Word for word, extract the first line of the records below and each line after it, up to and including the line with "const kmHighS = [100, 91.7, 83.3, 66.7, 57.3, 57.3];". Pictures are left out.
====== SUPPLIED DATA
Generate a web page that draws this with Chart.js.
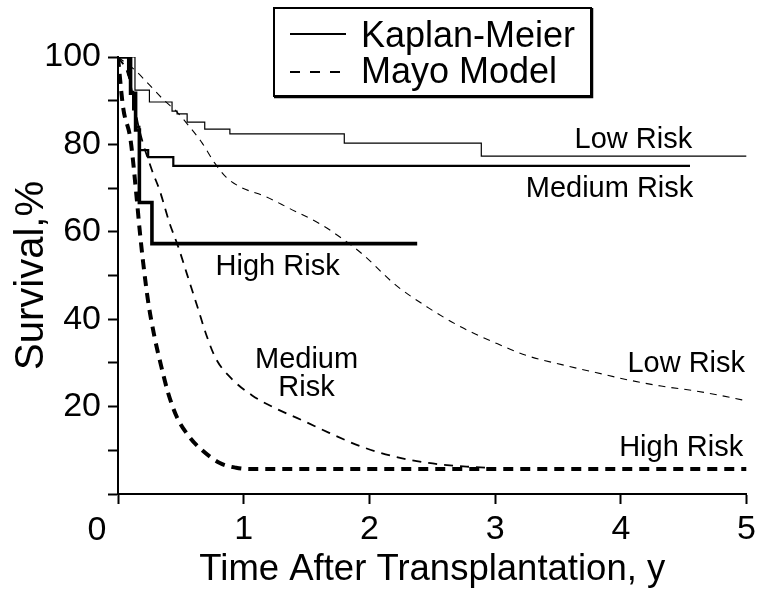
<!DOCTYPE html>
<html>
<head>
<meta charset="utf-8">
<script src="https://cdn.jsdelivr.net/npm/chart.js@4/dist/chart.umd.min.js"></script>
<style>
  html, body { margin: 0; padding: 0; background: #ffffff; }
  #c { display: block; }
</style>
</head>
<body>
<canvas id="c" width="761" height="595"></canvas>
<script>
// ---------------- DATA ----------------
const xTicks = [0, 1, 2, 3, 4, 5];
const yTickLabels = [20, 40, 60, 80, 100];

// Kaplan-Meier (solid, step) : time (y) and survival (%)
const kmLowT  = [0, 0.135, 0.25, 0.43, 0.47, 0.55, 0.69, 0.89, 1.80, 2.89, 5.0];
const kmLowS  = [100, 92.4, 89.7, 87.6, 87.0, 85.1, 83.5, 82.4, 80.3, 77.3, 77.3];
const kmMedT  = [0, 0.08, 0.10, 0.12, 0.14, 0.17, 0.24, 0.44, 4.55];
const kmMedS  = [100, 96, 92, 88, 84, 78.7, 77.1, 75.1, 75.1];
const kmHighT = [0, 0.10, 0.14, 0.17, 0.27, 2.38];
const kmHighS = [100, 91.7, 83.3, 66.7, 57.3, 57.3];

// Mayo Model (dashed, smooth)
const mayoLowT  = [0, 0.135, 0.25, 0.37, 0.47, 0.57, 0.67, 0.77, 0.86, 0.97, 1.18, 1.36, 1.62, 1.78, 1.94, 2.21, 2.47, 2.73, 3.00, 3.26, 3.53, 3.80, 4.06, 4.32, 4.59, 4.89, 5.0];
const mayoLowS  = [100, 97, 93.6, 90, 87.4, 84, 80.3, 75.7, 72.5, 70.3, 68, 65.4, 61.6, 58.5, 55, 47.8, 42.6, 38.2, 34.6, 31.6, 29.6, 27.8, 26.1, 24.7, 23.6, 22, 21.3];
const mayoMedT  = [0, 0.08, 0.17, 0.27, 0.33, 0.41, 0.48, 0.55, 0.63, 0.71, 0.78, 0.91, 1.07, 1.26, 1.47, 1.68, 1.94, 2.21, 2.47, 2.81, 3.0];
const mayoMedS  = [100, 96, 83.3, 74.1, 69.6, 62, 56.5, 50.2, 43, 35.8, 30.9, 26.2, 22.5, 19.5, 16.8, 14, 10.8, 8.5, 7.1, 6.2, 5.9];
const mayoHighT = [0, 0.04, 0.10, 0.15, 0.17, 0.20, 0.24, 0.29, 0.35, 0.40, 0.47, 0.57, 0.67, 0.81, 0.94, 1.05, 5.0];
const mayoHighS = [100, 88.6, 81, 67.3, 61.1, 53, 44, 36, 28.5, 23, 17.5, 13, 10, 7.1, 6, 5.7, 5.7];

// Curve labels (text, time, survival)
const curveLabelText = ['Low Risk', 'Medium Risk', 'High Risk', 'Medium', 'Risk', 'Low Risk', 'High Risk'];
const curveLabelT    = [4.10, 3.91, 1.27, 1.50, 1.50, 4.52, 4.48];
const curveLabelS    = [81.6, 70.3, 52.6, 31.3, 24.7, 30.2, 11.0];

const legendLabels = ['Kaplan-Meier', 'Mayo Model'];
const xTitle = 'Time After Transplantation, y';
const yTitle = 'Survival,%';

// ---------------- BUILD ----------------
const FONT = '"Liberation Sans", Arial, Helvetica, sans-serif';
const toPts = (ts, ss) => ts.map((t, i) => ({ x: t, y: ss[i] }));

function kmSet(ts, ss, w) {
  return { data: toPts(ts, ss), borderColor: '#000', borderWidth: w, stepped: 'before',
           pointRadius: 0, fill: false, borderJoinStyle: 'miter', borderCapStyle: 'butt' };
}
function mayoSet(ts, ss, w, dash) {
  return { data: toPts(ts, ss), borderColor: '#000', borderWidth: w, borderDash: dash,
           cubicInterpolationMode: 'monotone', pointRadius: 0, fill: false, borderCapStyle: 'butt' };
}

const labelsPlugin = {
  id: 'labelsPlugin',
  afterDraw(chart) {
    const ctx = chart.ctx;
    const xs = chart.scales.x, ys = chart.scales.y;
    ctx.save();
    ctx.fillStyle = '#000';
    // curve labels
    const sz = 29;
    ctx.font = sz + 'px ' + FONT;
    ctx.textAlign = 'center';
    ctx.textBaseline = 'alphabetic';
    curveLabelText.forEach((txt, i) => {
      const px = xs.getPixelForValue(curveLabelT[i]);
      const py = ys.getPixelForValue(curveLabelS[i]) + 0.358 * sz;
      ctx.fillText(txt, px, py);
    });
    // origin "0" label, set left of the corner
    ctx.font = '34px ' + FONT;
    ctx.textAlign = 'center';
    ctx.textBaseline = 'alphabetic';
    ctx.fillText('0', xs.getPixelForValue(0) - 21, 540);

    // legend box
    const bx = 274, by = 8, bw = 317, bh = 88;
    ctx.fillStyle = '#fff';
    ctx.fillRect(bx, by, bw, bh);
    ctx.strokeStyle = '#000';
    ctx.lineWidth = 2;
    ctx.strokeRect(bx, by, bw, bh);
    ctx.lineWidth = 1.5;
    ctx.beginPath();
    ctx.moveTo(bx + bw + 1.5, by); ctx.lineTo(bx + bw + 1.5, by + bh + 1.5);
    ctx.lineTo(bx, by + bh + 1.5);
    ctx.stroke();
    // legend samples
    ctx.lineWidth = 2;
    ctx.setLineDash([]);
    ctx.beginPath(); ctx.moveTo(290, 34); ctx.lineTo(346, 34); ctx.stroke();
    ctx.setLineDash([10, 10]);
    ctx.beginPath(); ctx.moveTo(290, 72); ctx.lineTo(346, 72); ctx.stroke();
    ctx.setLineDash([]);
    ctx.fillStyle = '#000';
    ctx.font = '36px ' + FONT;
    ctx.textAlign = 'left';
    ctx.textBaseline = 'alphabetic';
    ctx.fillText(legendLabels[0], 361, 47);
    ctx.fillText(legendLabels[1], 361, 83);
    ctx.restore();
  }
};

new Chart(document.getElementById('c'), {
  type: 'line',
  data: {
    datasets: [
      kmSet(kmLowT, kmLowS, 1.2),
      kmSet(kmMedT, kmMedS, 2.2),
      kmSet(kmHighT, kmHighS, 3.6),
      mayoSet(mayoLowT, mayoLowS, 1.1, [7, 6]),
      mayoSet(mayoMedT, mayoMedS, 1.8, [9, 7]),
      mayoSet(mayoHighT, mayoHighS, 4, [10, 7])
    ]
  },
  options: {
    responsive: false,
    animation: false,
    layout: { padding: { top: 57, right: 12, left: 0, bottom: 0 } },
    plugins: { legend: { display: false }, tooltip: { enabled: false } },
    scales: {
      x: {
        type: 'linear', min: 0, max: 5,
        afterFit(s) { s.height = 101; },
        afterBuildTicks(s) { s.ticks = xTicks.map(v => ({ value: v })); },
        grid: { drawOnChartArea: false, drawTicks: true, tickLength: 10, tickColor: '#000', tickWidth: 2 },
        border: { display: true, color: '#000', width: 2 },
        ticks: { color: '#000', padding: 5, maxRotation: 0, autoSkip: false,
                 font: { family: FONT, size: 34 },
                 callback: v => (v === 0 ? '' : String(v)) },
        title: { display: true, text: xTitle, color: '#000',
                 font: { family: FONT, size: 36.5 }, padding: { top: 0, bottom: 3 } }
      },
      y: {
        type: 'linear', min: 0, max: 100,
        afterFit(s) { s.width = 118; },
        grid: { drawOnChartArea: false, drawTicks: true, tickLength: 10, tickColor: '#000', tickWidth: 2 },
        border: { display: true, color: '#000', width: 2 },
        ticks: { color: '#000', padding: 7, stepSize: 10, autoSkip: false,
                 font: { family: FONT, size: 34 },
                 callback: v => (yTickLabels.includes(v) ? String(v) : '') },
        title: { display: true, text: yTitle, color: '#000',
                 font: { family: FONT, size: 40 }, padding: { top: 8, bottom: 0 } }
      }
    }
  },
  plugins: [labelsPlugin]
});
</script>
</body>
</html>
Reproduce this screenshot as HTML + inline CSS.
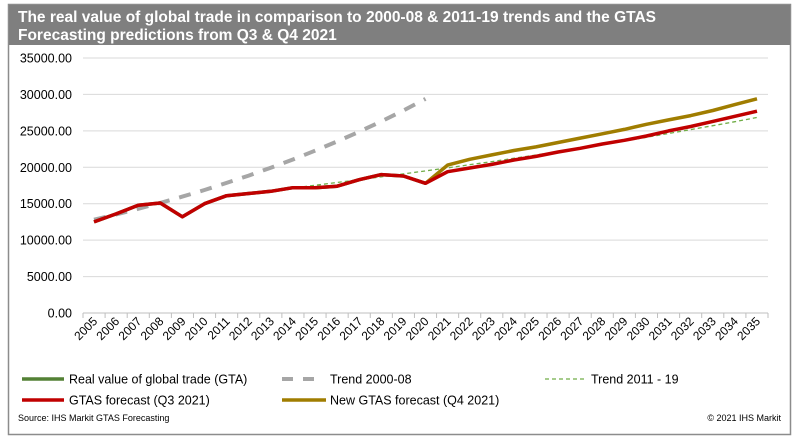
============
**TASK RESULT**
Generate a web page that draws this with Chart.js.
<!DOCTYPE html>
<html>
<head>
<meta charset="utf-8">
<script src="https://cdn.jsdelivr.net/npm/chart.js@4/dist/chart.umd.min.js"></script>
<style>
  html, body { margin: 0; padding: 0; background: #ffffff; }
  #c { display: block; }
</style>
</head>
<body>
<canvas id="c" width="761" height="595"></canvas>
<script>
// ---------------- DATA ----------------
const xTicks = [0, 1, 2, 3, 4, 5];
const yTickLabels = [20, 40, 60, 80, 100];

// Kaplan-Meier (solid, step) : time (y) and survival (%)
const kmLowT  = [0, 0.135, 0.25, 0.43, 0.47, 0.55, 0.69, 0.89, 1.80, 2.89, 5.0];
const kmLowS  = [100, 92.4, 89.7, 87.6, 87.0, 85.1, 83.5, 82.4, 80.3, 77.3, 77.3];
const kmMedT  = [0, 0.08, 0.10, 0.12, 0.14, 0.17, 0.24, 0.44, 4.55];
const kmMedS  = [100, 96, 92, 88, 84, 78.7, 77.1, 75.1, 75.1];
const kmHighT = [0, 0.10, 0.14, 0.17, 0.27, 2.38];
const kmHighS = [100, 91.7, 83.3, 66.7, 57.3, 57.3];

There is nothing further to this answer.